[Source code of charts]

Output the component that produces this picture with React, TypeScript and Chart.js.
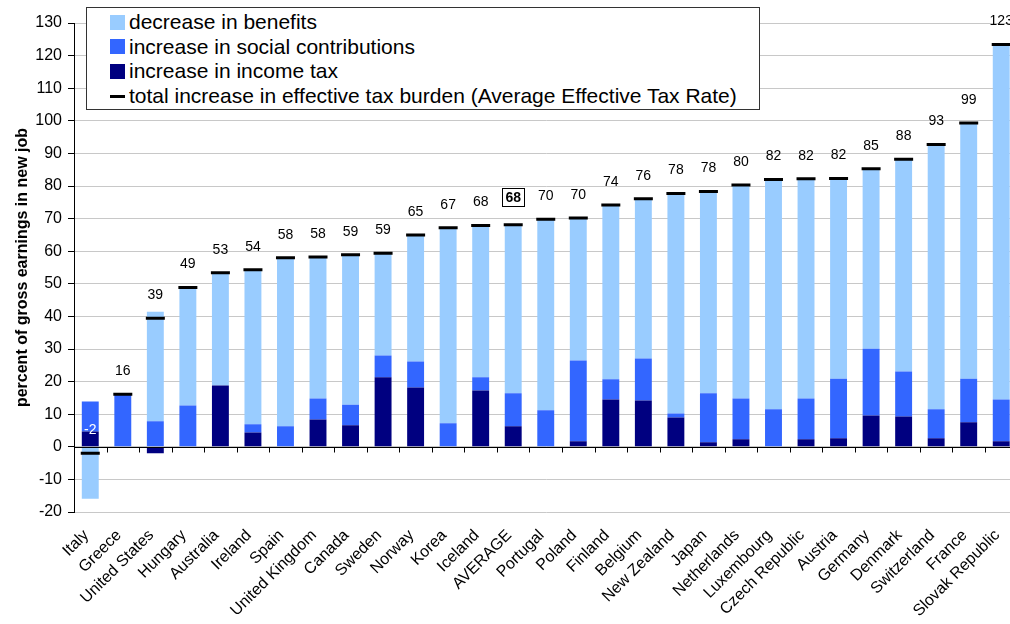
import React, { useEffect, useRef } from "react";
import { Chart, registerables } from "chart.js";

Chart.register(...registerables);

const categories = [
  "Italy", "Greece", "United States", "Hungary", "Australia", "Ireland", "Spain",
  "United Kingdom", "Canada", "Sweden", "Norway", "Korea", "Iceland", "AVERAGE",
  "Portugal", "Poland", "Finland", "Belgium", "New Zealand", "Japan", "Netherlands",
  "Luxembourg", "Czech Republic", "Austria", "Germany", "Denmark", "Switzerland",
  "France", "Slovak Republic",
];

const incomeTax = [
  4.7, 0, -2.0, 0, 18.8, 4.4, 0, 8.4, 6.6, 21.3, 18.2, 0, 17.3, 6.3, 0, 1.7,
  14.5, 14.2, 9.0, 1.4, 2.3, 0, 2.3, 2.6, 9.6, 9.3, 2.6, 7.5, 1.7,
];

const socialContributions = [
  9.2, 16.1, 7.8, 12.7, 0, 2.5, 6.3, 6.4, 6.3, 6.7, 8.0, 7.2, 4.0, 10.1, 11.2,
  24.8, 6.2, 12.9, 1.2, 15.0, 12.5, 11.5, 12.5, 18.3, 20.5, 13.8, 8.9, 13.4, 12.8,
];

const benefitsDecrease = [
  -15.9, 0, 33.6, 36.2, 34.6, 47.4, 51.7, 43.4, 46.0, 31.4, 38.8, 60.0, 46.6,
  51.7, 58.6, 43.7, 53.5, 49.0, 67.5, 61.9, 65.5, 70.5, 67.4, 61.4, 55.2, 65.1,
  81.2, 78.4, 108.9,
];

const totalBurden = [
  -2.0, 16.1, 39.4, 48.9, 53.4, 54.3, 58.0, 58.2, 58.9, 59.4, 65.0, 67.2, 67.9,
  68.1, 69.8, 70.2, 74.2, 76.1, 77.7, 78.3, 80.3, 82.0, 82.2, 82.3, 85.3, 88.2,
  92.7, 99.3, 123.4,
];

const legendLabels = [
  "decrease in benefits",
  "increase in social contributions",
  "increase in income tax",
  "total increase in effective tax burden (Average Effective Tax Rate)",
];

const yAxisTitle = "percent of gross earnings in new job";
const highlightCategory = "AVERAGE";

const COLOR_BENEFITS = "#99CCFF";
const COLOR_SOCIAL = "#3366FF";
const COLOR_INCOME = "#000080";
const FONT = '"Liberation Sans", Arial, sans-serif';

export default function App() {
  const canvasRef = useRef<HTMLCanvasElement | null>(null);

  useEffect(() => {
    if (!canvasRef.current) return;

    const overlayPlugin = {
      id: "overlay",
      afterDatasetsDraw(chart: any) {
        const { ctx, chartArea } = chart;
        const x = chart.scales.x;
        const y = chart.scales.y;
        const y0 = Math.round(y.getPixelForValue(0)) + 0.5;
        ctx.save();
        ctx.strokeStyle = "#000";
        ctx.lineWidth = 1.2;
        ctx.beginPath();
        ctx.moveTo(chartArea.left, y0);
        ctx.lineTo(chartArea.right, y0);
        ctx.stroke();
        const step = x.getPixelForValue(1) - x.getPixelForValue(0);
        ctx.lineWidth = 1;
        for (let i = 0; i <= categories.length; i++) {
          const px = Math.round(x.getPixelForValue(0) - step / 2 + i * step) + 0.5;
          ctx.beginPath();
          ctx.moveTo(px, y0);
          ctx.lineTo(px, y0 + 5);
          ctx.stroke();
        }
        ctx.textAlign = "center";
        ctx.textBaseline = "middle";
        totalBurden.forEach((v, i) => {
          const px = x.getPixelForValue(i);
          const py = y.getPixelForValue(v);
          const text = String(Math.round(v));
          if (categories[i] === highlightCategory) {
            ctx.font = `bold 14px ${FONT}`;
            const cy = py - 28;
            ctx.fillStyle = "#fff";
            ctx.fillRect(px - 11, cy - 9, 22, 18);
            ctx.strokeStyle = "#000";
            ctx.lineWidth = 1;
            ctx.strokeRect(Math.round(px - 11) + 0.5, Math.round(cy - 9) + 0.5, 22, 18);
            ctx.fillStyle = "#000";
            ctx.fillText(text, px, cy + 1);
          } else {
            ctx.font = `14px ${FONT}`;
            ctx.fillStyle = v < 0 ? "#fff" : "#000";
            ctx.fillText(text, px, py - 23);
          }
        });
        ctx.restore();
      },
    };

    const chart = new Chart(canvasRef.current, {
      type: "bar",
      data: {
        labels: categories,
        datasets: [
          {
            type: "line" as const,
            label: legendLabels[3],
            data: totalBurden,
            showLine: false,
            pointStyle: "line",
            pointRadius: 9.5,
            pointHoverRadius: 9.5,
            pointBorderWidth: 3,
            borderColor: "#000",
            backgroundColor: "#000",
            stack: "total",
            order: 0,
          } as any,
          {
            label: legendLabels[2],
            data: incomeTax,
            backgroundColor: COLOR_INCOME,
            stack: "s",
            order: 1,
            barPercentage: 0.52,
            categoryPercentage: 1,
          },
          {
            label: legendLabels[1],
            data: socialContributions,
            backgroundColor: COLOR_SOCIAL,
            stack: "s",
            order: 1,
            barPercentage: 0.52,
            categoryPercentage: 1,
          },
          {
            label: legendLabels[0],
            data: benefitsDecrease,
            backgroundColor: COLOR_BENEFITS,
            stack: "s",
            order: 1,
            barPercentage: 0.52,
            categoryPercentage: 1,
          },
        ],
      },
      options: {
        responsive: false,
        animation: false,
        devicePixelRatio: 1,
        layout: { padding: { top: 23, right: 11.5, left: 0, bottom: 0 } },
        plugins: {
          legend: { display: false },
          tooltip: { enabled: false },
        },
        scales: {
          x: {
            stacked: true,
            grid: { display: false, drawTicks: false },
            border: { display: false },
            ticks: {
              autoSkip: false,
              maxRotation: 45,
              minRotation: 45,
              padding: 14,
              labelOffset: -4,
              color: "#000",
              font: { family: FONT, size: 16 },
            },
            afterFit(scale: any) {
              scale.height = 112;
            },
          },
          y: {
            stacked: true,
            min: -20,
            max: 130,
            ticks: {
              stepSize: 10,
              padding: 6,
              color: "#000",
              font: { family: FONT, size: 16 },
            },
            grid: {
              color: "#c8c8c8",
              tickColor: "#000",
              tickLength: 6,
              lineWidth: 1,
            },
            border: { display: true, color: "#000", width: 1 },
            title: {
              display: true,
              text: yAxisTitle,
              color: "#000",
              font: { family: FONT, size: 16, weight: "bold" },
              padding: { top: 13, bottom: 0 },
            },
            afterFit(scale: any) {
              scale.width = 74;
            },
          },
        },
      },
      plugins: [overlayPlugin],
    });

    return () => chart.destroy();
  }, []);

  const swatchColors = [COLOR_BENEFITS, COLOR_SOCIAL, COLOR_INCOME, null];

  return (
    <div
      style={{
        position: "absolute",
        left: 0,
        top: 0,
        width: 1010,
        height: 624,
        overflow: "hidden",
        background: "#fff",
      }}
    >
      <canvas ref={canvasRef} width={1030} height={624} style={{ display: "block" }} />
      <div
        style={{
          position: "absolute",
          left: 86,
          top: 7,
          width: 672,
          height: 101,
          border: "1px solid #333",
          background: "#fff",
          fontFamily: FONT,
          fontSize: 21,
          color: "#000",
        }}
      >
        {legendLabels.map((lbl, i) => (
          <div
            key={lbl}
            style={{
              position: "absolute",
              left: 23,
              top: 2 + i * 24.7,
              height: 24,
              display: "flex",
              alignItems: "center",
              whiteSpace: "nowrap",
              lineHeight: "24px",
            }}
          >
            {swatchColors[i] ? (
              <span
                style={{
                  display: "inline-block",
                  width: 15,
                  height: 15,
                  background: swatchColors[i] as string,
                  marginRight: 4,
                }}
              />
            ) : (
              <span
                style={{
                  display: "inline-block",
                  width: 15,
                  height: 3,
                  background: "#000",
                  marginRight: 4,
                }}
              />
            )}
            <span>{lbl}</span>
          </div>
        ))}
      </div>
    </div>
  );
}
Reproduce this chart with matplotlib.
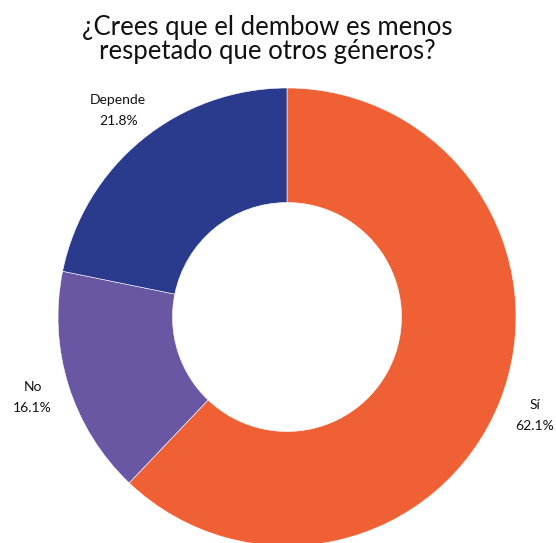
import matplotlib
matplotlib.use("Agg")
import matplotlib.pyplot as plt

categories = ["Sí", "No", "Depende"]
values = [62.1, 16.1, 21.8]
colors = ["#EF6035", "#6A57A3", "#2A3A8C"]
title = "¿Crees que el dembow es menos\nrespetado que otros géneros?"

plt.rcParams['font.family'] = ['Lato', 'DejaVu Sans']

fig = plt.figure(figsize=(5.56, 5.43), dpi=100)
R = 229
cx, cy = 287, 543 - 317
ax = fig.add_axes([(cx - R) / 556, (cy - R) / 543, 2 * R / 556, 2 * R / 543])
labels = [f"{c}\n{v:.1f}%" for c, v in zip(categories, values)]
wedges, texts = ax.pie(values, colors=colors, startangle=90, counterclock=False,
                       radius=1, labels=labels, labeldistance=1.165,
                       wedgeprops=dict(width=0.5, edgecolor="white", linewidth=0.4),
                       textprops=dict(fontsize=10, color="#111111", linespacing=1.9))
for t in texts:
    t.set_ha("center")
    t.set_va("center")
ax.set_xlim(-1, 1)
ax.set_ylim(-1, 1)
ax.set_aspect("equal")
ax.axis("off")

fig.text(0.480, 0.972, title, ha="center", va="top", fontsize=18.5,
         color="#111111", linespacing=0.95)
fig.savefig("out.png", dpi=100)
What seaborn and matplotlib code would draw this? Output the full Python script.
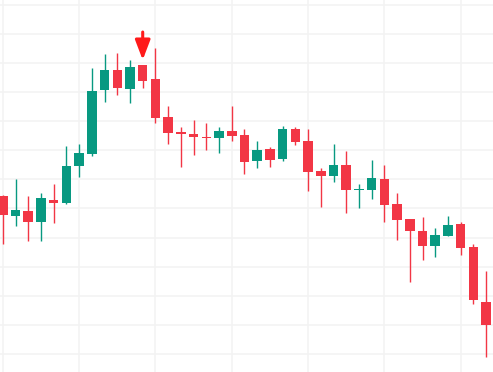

* **Written request**:
With pictures omitted, copy exactly the lines from the one containing "Reproduce this chart with matplotlib." through the final line of the listing, both included.

* **Correct result**:
Reproduce this chart with matplotlib.
import matplotlib
matplotlib.use("Agg")
import matplotlib.pyplot as plt

categories = ["Sí", "No", "Depende"]
values = [62.1, 16.1, 21.8]
colors = ["#EF6035", "#6A57A3", "#2A3A8C"]
title = "¿Crees que el dembow es menos\nrespetado que otros géneros?"

plt.rcParams['font.family'] = ['Lato', 'DejaVu Sans']

fig = plt.figure(figsize=(5.56, 5.43), dpi=100)
R = 229
cx, cy = 287, 543 - 317
ax = fig.add_axes([(cx - R) / 556, (cy - R) / 543, 2 * R / 556, 2 * R / 543])
labels = [f"{c}\n{v:.1f}%" for c, v in zip(categories, values)]
wedges, texts = ax.pie(values, colors=colors, startangle=90, counterclock=False,
                       radius=1, labels=labels, labeldistance=1.165,
                       wedgeprops=dict(width=0.5, edgecolor="white", linewidth=0.4),
                       textprops=dict(fontsize=10, color="#111111", linespacing=1.9))
for t in texts:
    t.set_ha("center")
    t.set_va("center")
ax.set_xlim(-1, 1)
ax.set_ylim(-1, 1)
ax.set_aspect("equal")
ax.axis("off")

fig.text(0.480, 0.972, title, ha="center", va="top", fontsize=18.5,
         color="#111111", linespacing=0.95)
fig.savefig("out.png", dpi=100)
What seaborn and matplotlib code would draw this? Output the full Python script.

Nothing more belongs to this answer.